Industry observers say that the move to acquire Maytas does signal that Maytas Infra was not able to do its financial closure.

“There is a theory floating that the acquisition was perhaps aimed at funding the metro project through this route. But then, the bailout of $ 0.3 billion (for Maytas Infra) is only a fraction of the project’s cost of Rs 12,000 crore and, on the face of it, this logic doesn’t really stand,’’ says the head of a real estate firm. He, however, adds that it is only on a closer look one can realise how exactly Maytas infra would benefit from the Satyam name.

“Even without the acquisition, Maytas Infra may not have much of a standing in the market but for the common knowledge that the ‘parent’ firm is Satyam,’’ says a financial expert. Industry heads point out that metro project could well have been the reason to push the IT major into taking this messy decision.

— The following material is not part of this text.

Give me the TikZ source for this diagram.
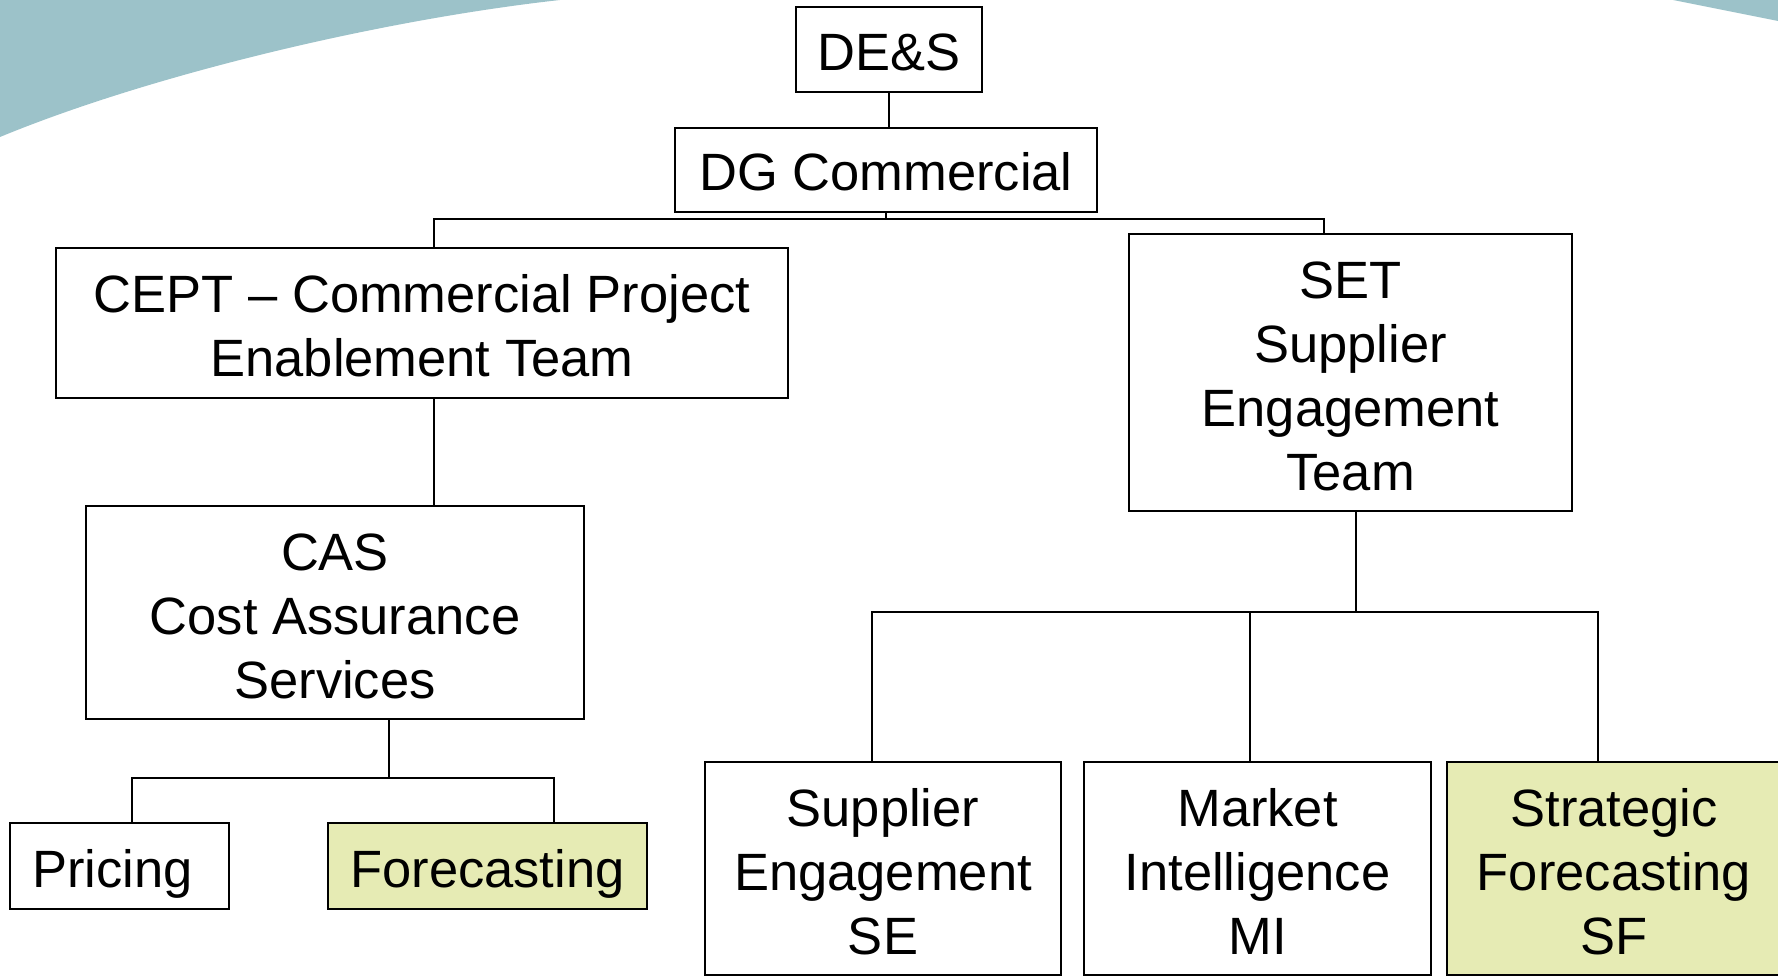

Metro rail, the three corridor and 71 km project, is estimated to cost Rs 12,000 crore and industry experts speculate that the Maytas Infra led consortium would have to raise at least Rs 10,000 crore as debt from the market including loans from banks and financial institutions. Intriguingly, the government is not spending on the project with Maytas Infra not claiming a single penny under the ‘viability gap funding’. In fact, the consortium, which in a move not seen elsewhere in the country, will be paying the government for building the project. In return, it has got 296 acres of prime land from the government for commercial exploitation.

It made its first payment of Rs 11 crore in September this year at the time of signing the project agreement. It is now scheduled to pay Rs 50 crore in March 2009. In its fourth year, it is supposed to pay Rs 200 crore followed by Rs 100 crore in the 7th, 8th and 9th year of the project. From the project’s 17th to the 35th year, Rs 1,750 crore would be paid to the government per annum.